§ EXERCISE INSTRUCTIONS
All the data must come back unchanged, except that pictures are left out.

§ RAW DATA

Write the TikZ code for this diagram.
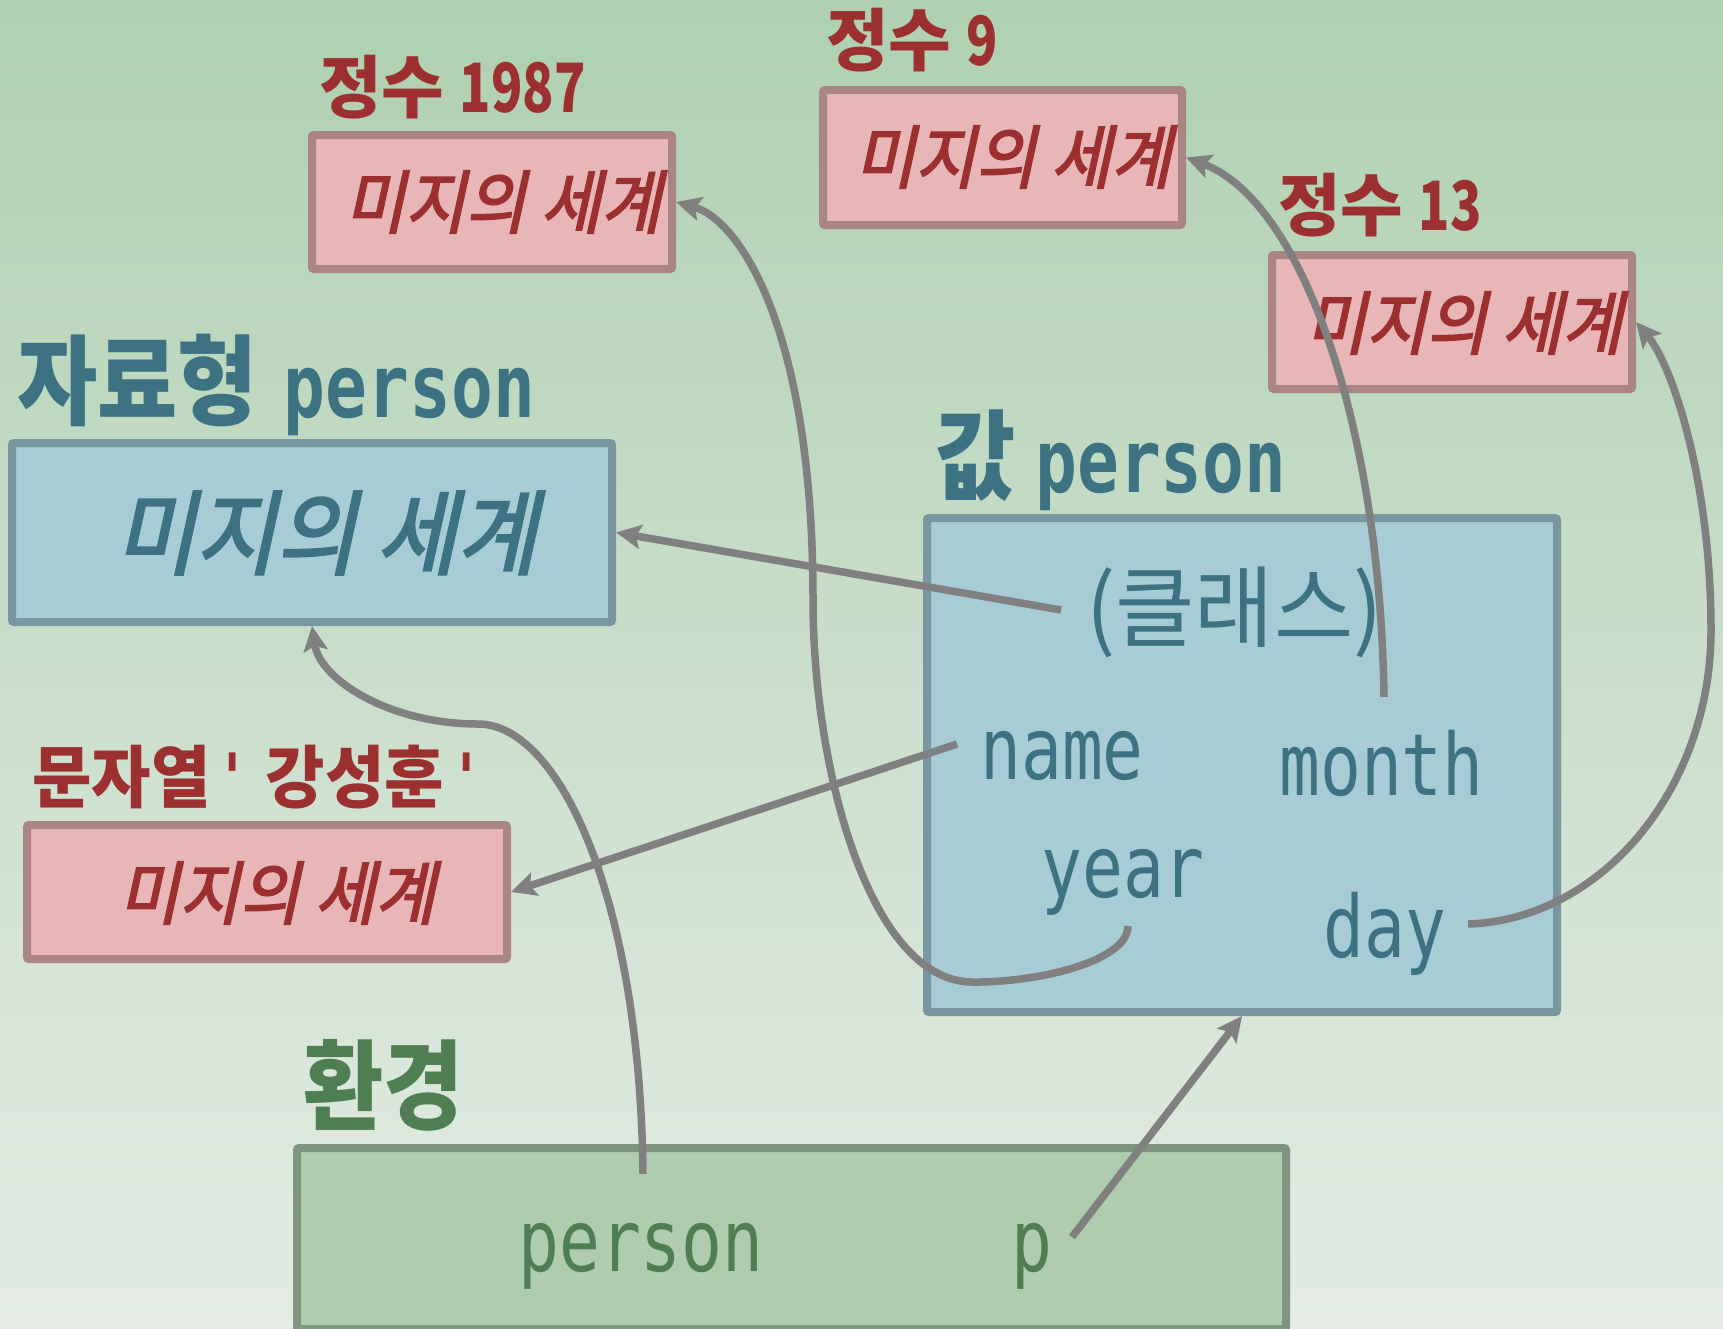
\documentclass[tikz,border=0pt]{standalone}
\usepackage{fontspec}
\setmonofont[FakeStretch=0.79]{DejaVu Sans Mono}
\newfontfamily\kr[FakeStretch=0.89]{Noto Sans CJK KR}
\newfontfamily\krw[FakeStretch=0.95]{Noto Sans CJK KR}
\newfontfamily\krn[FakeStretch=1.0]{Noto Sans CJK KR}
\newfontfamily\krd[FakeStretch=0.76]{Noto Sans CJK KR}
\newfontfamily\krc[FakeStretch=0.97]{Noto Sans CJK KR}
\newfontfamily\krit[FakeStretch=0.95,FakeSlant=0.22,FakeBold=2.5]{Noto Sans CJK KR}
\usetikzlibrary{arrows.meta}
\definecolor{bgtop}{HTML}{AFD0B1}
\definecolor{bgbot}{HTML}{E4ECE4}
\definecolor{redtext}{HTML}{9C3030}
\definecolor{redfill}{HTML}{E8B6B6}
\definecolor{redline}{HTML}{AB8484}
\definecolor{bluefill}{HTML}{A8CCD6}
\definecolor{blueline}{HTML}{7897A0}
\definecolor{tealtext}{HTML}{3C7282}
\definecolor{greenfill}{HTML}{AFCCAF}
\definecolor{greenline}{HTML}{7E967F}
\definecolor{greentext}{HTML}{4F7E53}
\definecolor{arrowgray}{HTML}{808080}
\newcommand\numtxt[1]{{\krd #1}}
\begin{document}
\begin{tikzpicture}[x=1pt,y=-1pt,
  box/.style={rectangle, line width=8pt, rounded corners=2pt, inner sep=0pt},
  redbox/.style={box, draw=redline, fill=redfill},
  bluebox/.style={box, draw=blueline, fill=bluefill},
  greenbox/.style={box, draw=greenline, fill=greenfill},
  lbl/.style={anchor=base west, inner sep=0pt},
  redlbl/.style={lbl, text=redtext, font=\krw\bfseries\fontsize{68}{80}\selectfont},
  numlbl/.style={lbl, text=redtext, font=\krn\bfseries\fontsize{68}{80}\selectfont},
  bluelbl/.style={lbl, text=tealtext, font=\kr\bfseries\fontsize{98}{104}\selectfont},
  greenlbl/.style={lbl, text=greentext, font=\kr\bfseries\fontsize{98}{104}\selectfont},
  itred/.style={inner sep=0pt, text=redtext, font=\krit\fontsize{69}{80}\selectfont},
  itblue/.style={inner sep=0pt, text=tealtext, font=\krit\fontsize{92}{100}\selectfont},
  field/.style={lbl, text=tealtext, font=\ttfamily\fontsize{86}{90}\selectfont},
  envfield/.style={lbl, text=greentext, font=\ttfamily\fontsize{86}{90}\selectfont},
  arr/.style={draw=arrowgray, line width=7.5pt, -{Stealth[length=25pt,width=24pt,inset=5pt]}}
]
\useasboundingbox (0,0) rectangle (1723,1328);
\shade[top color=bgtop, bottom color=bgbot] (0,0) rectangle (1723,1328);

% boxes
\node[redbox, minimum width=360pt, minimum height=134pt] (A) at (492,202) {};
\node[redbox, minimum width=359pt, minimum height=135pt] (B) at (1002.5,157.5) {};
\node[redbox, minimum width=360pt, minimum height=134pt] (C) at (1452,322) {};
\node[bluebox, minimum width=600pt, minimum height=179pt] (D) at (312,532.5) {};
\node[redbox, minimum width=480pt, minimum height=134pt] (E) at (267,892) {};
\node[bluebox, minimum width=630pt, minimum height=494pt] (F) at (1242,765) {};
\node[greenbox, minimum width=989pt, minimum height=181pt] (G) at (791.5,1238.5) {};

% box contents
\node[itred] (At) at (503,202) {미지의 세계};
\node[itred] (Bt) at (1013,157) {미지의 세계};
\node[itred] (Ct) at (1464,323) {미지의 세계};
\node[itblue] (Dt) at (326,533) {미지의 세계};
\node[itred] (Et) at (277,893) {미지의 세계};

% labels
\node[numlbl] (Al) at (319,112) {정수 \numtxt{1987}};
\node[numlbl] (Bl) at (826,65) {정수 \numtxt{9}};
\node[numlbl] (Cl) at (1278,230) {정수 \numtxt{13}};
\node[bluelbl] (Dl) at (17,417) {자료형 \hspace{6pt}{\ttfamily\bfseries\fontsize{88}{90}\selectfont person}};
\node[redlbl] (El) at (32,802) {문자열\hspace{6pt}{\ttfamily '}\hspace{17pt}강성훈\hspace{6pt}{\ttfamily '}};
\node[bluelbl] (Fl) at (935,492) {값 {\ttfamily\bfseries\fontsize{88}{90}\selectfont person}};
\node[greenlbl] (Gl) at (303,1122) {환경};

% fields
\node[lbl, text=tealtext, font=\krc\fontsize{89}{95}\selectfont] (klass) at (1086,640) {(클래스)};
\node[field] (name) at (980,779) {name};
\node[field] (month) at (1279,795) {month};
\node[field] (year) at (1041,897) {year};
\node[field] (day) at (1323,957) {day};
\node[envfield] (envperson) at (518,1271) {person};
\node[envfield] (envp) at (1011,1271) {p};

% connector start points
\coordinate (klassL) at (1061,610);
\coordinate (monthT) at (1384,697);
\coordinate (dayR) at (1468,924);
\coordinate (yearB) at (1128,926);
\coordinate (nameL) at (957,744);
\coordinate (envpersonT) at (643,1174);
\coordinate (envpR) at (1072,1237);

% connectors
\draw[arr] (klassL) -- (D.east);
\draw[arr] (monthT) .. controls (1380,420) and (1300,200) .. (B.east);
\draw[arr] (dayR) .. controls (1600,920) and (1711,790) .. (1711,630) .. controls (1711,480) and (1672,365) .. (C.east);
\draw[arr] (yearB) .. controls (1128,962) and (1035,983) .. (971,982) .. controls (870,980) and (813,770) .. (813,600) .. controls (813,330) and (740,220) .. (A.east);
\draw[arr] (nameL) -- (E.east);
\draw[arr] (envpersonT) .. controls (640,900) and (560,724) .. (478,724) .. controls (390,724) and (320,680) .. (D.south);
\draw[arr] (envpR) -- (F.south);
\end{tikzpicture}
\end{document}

§ SOLUTION
Write the TikZ code for this diagram.
\documentclass[tikz,border=0pt]{standalone}
\usepackage{fontspec}
\setmonofont[FakeStretch=0.79]{DejaVu Sans Mono}
\newfontfamily\kr[FakeStretch=0.89]{Noto Sans CJK KR}
\newfontfamily\krw[FakeStretch=0.95]{Noto Sans CJK KR}
\newfontfamily\krn[FakeStretch=1.0]{Noto Sans CJK KR}
\newfontfamily\krd[FakeStretch=0.76]{Noto Sans CJK KR}
\newfontfamily\krc[FakeStretch=0.97]{Noto Sans CJK KR}
\newfontfamily\krit[FakeStretch=0.95,FakeSlant=0.22,FakeBold=2.5]{Noto Sans CJK KR}
\usetikzlibrary{arrows.meta}
\definecolor{bgtop}{HTML}{AFD0B1}
\definecolor{bgbot}{HTML}{E4ECE4}
\definecolor{redtext}{HTML}{9C3030}
\definecolor{redfill}{HTML}{E8B6B6}
\definecolor{redline}{HTML}{AB8484}
\definecolor{bluefill}{HTML}{A8CCD6}
\definecolor{blueline}{HTML}{7897A0}
\definecolor{tealtext}{HTML}{3C7282}
\definecolor{greenfill}{HTML}{AFCCAF}
\definecolor{greenline}{HTML}{7E967F}
\definecolor{greentext}{HTML}{4F7E53}
\definecolor{arrowgray}{HTML}{808080}
\newcommand\numtxt[1]{{\krd #1}}
\begin{document}
\begin{tikzpicture}[x=1pt,y=-1pt,
  box/.style={rectangle, line width=8pt, rounded corners=2pt, inner sep=0pt},
  redbox/.style={box, draw=redline, fill=redfill},
  bluebox/.style={box, draw=blueline, fill=bluefill},
  greenbox/.style={box, draw=greenline, fill=greenfill},
  lbl/.style={anchor=base west, inner sep=0pt},
  redlbl/.style={lbl, text=redtext, font=\krw\bfseries\fontsize{68}{80}\selectfont},
  numlbl/.style={lbl, text=redtext, font=\krn\bfseries\fontsize{68}{80}\selectfont},
  bluelbl/.style={lbl, text=tealtext, font=\kr\bfseries\fontsize{98}{104}\selectfont},
  greenlbl/.style={lbl, text=greentext, font=\kr\bfseries\fontsize{98}{104}\selectfont},
  itred/.style={inner sep=0pt, text=redtext, font=\krit\fontsize{69}{80}\selectfont},
  itblue/.style={inner sep=0pt, text=tealtext, font=\krit\fontsize{92}{100}\selectfont},
  field/.style={lbl, text=tealtext, font=\ttfamily\fontsize{86}{90}\selectfont},
  envfield/.style={lbl, text=greentext, font=\ttfamily\fontsize{86}{90}\selectfont},
  arr/.style={draw=arrowgray, line width=7.5pt, -{Stealth[length=25pt,width=24pt,inset=5pt]}}
]
\useasboundingbox (0,0) rectangle (1723,1328);
\shade[top color=bgtop, bottom color=bgbot] (0,0) rectangle (1723,1328);

% boxes
\node[redbox, minimum width=360pt, minimum height=134pt] (A) at (492,202) {};
\node[redbox, minimum width=359pt, minimum height=135pt] (B) at (1002.5,157.5) {};
\node[redbox, minimum width=360pt, minimum height=134pt] (C) at (1452,322) {};
\node[bluebox, minimum width=600pt, minimum height=179pt] (D) at (312,532.5) {};
\node[redbox, minimum width=480pt, minimum height=134pt] (E) at (267,892) {};
\node[bluebox, minimum width=630pt, minimum height=494pt] (F) at (1242,765) {};
\node[greenbox, minimum width=989pt, minimum height=181pt] (G) at (791.5,1238.5) {};

% box contents
\node[itred] (At) at (503,202) {미지의 세계};
\node[itred] (Bt) at (1013,157) {미지의 세계};
\node[itred] (Ct) at (1464,323) {미지의 세계};
\node[itblue] (Dt) at (326,533) {미지의 세계};
\node[itred] (Et) at (277,893) {미지의 세계};

% labels
\node[numlbl] (Al) at (319,112) {정수 \numtxt{1987}};
\node[numlbl] (Bl) at (826,65) {정수 \numtxt{9}};
\node[numlbl] (Cl) at (1278,230) {정수 \numtxt{13}};
\node[bluelbl] (Dl) at (17,417) {자료형 \hspace{6pt}{\ttfamily\bfseries\fontsize{88}{90}\selectfont person}};
\node[redlbl] (El) at (32,802) {문자열\hspace{6pt}{\ttfamily '}\hspace{17pt}강성훈\hspace{6pt}{\ttfamily '}};
\node[bluelbl] (Fl) at (935,492) {값 {\ttfamily\bfseries\fontsize{88}{90}\selectfont person}};
\node[greenlbl] (Gl) at (303,1122) {환경};

% fields
\node[lbl, text=tealtext, font=\krc\fontsize{89}{95}\selectfont] (klass) at (1086,640) {(클래스)};
\node[field] (name) at (980,779) {name};
\node[field] (month) at (1279,795) {month};
\node[field] (year) at (1041,897) {year};
\node[field] (day) at (1323,957) {day};
\node[envfield] (envperson) at (518,1271) {person};
\node[envfield] (envp) at (1011,1271) {p};

% connector start points
\coordinate (klassL) at (1061,610);
\coordinate (monthT) at (1384,697);
\coordinate (dayR) at (1468,924);
\coordinate (yearB) at (1128,926);
\coordinate (nameL) at (957,744);
\coordinate (envpersonT) at (643,1174);
\coordinate (envpR) at (1072,1237);

% connectors
\draw[arr] (klassL) -- (D.east);
\draw[arr] (monthT) .. controls (1380,420) and (1300,200) .. (B.east);
\draw[arr] (dayR) .. controls (1600,920) and (1711,790) .. (1711,630) .. controls (1711,480) and (1672,365) .. (C.east);
\draw[arr] (yearB) .. controls (1128,962) and (1035,983) .. (971,982) .. controls (870,980) and (813,770) .. (813,600) .. controls (813,330) and (740,220) .. (A.east);
\draw[arr] (nameL) -- (E.east);
\draw[arr] (envpersonT) .. controls (640,900) and (560,724) .. (478,724) .. controls (390,724) and (320,680) .. (D.south);
\draw[arr] (envpR) -- (F.south);
\end{tikzpicture}
\end{document}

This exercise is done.